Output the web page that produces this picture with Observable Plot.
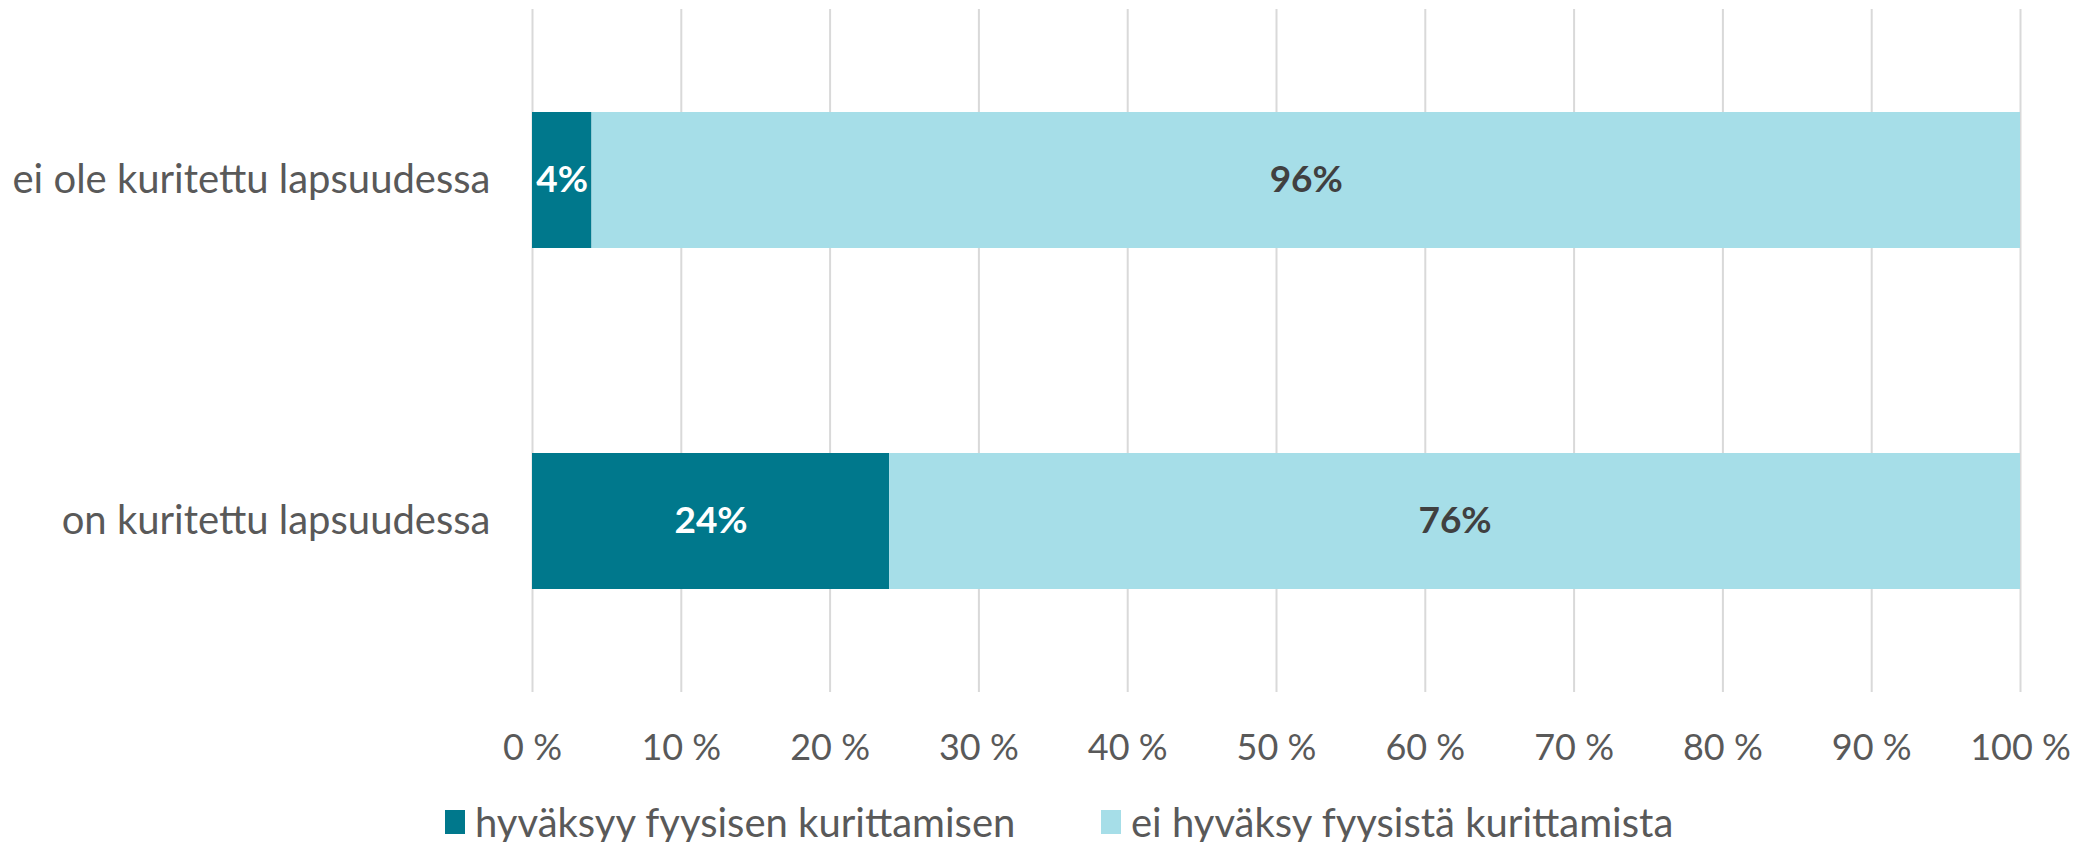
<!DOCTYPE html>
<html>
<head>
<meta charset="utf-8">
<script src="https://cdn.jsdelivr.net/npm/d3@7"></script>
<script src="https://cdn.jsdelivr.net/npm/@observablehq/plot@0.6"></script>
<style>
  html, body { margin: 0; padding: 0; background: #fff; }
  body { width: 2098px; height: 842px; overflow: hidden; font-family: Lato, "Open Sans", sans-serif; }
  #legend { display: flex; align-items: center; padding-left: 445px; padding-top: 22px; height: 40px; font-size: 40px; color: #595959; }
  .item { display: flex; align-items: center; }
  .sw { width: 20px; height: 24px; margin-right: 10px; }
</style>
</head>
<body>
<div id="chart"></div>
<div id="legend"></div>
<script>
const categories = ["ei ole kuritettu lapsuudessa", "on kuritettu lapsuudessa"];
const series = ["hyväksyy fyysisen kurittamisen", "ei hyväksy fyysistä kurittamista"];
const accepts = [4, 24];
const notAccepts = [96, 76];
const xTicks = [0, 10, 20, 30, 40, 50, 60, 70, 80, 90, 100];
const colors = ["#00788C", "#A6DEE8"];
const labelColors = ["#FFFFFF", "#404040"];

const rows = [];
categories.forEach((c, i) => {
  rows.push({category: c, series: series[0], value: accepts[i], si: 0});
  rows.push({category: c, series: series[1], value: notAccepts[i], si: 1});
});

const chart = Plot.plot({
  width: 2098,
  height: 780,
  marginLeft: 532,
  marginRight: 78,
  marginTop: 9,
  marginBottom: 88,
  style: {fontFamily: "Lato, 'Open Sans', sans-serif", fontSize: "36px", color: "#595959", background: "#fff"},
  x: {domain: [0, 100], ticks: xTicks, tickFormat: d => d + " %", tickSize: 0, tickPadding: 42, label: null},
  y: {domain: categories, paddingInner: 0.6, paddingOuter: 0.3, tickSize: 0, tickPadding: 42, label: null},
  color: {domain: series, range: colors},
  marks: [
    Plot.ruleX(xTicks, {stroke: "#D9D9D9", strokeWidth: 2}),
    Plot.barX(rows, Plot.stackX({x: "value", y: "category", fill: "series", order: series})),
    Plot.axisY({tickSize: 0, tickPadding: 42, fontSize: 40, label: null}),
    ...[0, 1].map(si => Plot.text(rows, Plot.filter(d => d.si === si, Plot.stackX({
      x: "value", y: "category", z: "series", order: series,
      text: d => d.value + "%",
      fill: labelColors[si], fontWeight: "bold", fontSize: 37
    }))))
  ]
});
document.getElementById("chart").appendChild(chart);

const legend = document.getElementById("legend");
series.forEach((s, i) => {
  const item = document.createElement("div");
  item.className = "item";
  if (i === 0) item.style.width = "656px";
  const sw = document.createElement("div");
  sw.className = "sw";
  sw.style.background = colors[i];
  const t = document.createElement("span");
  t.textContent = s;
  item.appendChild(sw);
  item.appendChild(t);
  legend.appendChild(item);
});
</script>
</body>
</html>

========

▸ WRITTEN PROBLEM
Return the material word for word. Pictures are not part of the copy.

▸ EXERCISE ANSWER
Output the web page that produces this picture with Observable Plot.
<!DOCTYPE html>
<html>
<head>
<meta charset="utf-8">
<script src="https://cdn.jsdelivr.net/npm/d3@7"></script>
<script src="https://cdn.jsdelivr.net/npm/@observablehq/plot@0.6"></script>
<style>
  html, body { margin: 0; padding: 0; background: #fff; }
  body { width: 2098px; height: 842px; overflow: hidden; font-family: Lato, "Open Sans", sans-serif; }
  #legend { display: flex; align-items: center; padding-left: 445px; padding-top: 22px; height: 40px; font-size: 40px; color: #595959; }
  .item { display: flex; align-items: center; }
  .sw { width: 20px; height: 24px; margin-right: 10px; }
</style>
</head>
<body>
<div id="chart"></div>
<div id="legend"></div>
<script>
const categories = ["ei ole kuritettu lapsuudessa", "on kuritettu lapsuudessa"];
const series = ["hyväksyy fyysisen kurittamisen", "ei hyväksy fyysistä kurittamista"];
const accepts = [4, 24];
const notAccepts = [96, 76];
const xTicks = [0, 10, 20, 30, 40, 50, 60, 70, 80, 90, 100];
const colors = ["#00788C", "#A6DEE8"];
const labelColors = ["#FFFFFF", "#404040"];

const rows = [];
categories.forEach((c, i) => {
  rows.push({category: c, series: series[0], value: accepts[i], si: 0});
  rows.push({category: c, series: series[1], value: notAccepts[i], si: 1});
});

const chart = Plot.plot({
  width: 2098,
  height: 780,
  marginLeft: 532,
  marginRight: 78,
  marginTop: 9,
  marginBottom: 88,
  style: {fontFamily: "Lato, 'Open Sans', sans-serif", fontSize: "36px", color: "#595959", background: "#fff"},
  x: {domain: [0, 100], ticks: xTicks, tickFormat: d => d + " %", tickSize: 0, tickPadding: 42, label: null},
  y: {domain: categories, paddingInner: 0.6, paddingOuter: 0.3, tickSize: 0, tickPadding: 42, label: null},
  color: {domain: series, range: colors},
  marks: [
    Plot.ruleX(xTicks, {stroke: "#D9D9D9", strokeWidth: 2}),
    Plot.barX(rows, Plot.stackX({x: "value", y: "category", fill: "series", order: series})),
    Plot.axisY({tickSize: 0, tickPadding: 42, fontSize: 40, label: null}),
    ...[0, 1].map(si => Plot.text(rows, Plot.filter(d => d.si === si, Plot.stackX({
      x: "value", y: "category", z: "series", order: series,
      text: d => d.value + "%",
      fill: labelColors[si], fontWeight: "bold", fontSize: 37
    }))))
  ]
});
document.getElementById("chart").appendChild(chart);

const legend = document.getElementById("legend");
series.forEach((s, i) => {
  const item = document.createElement("div");
  item.className = "item";
  if (i === 0) item.style.width = "656px";
  const sw = document.createElement("div");
  sw.className = "sw";
  sw.style.background = colors[i];
  const t = document.createElement("span");
  t.textContent = s;
  item.appendChild(sw);
  item.appendChild(t);
  legend.appendChild(item);
});
</script>
</body>
</html>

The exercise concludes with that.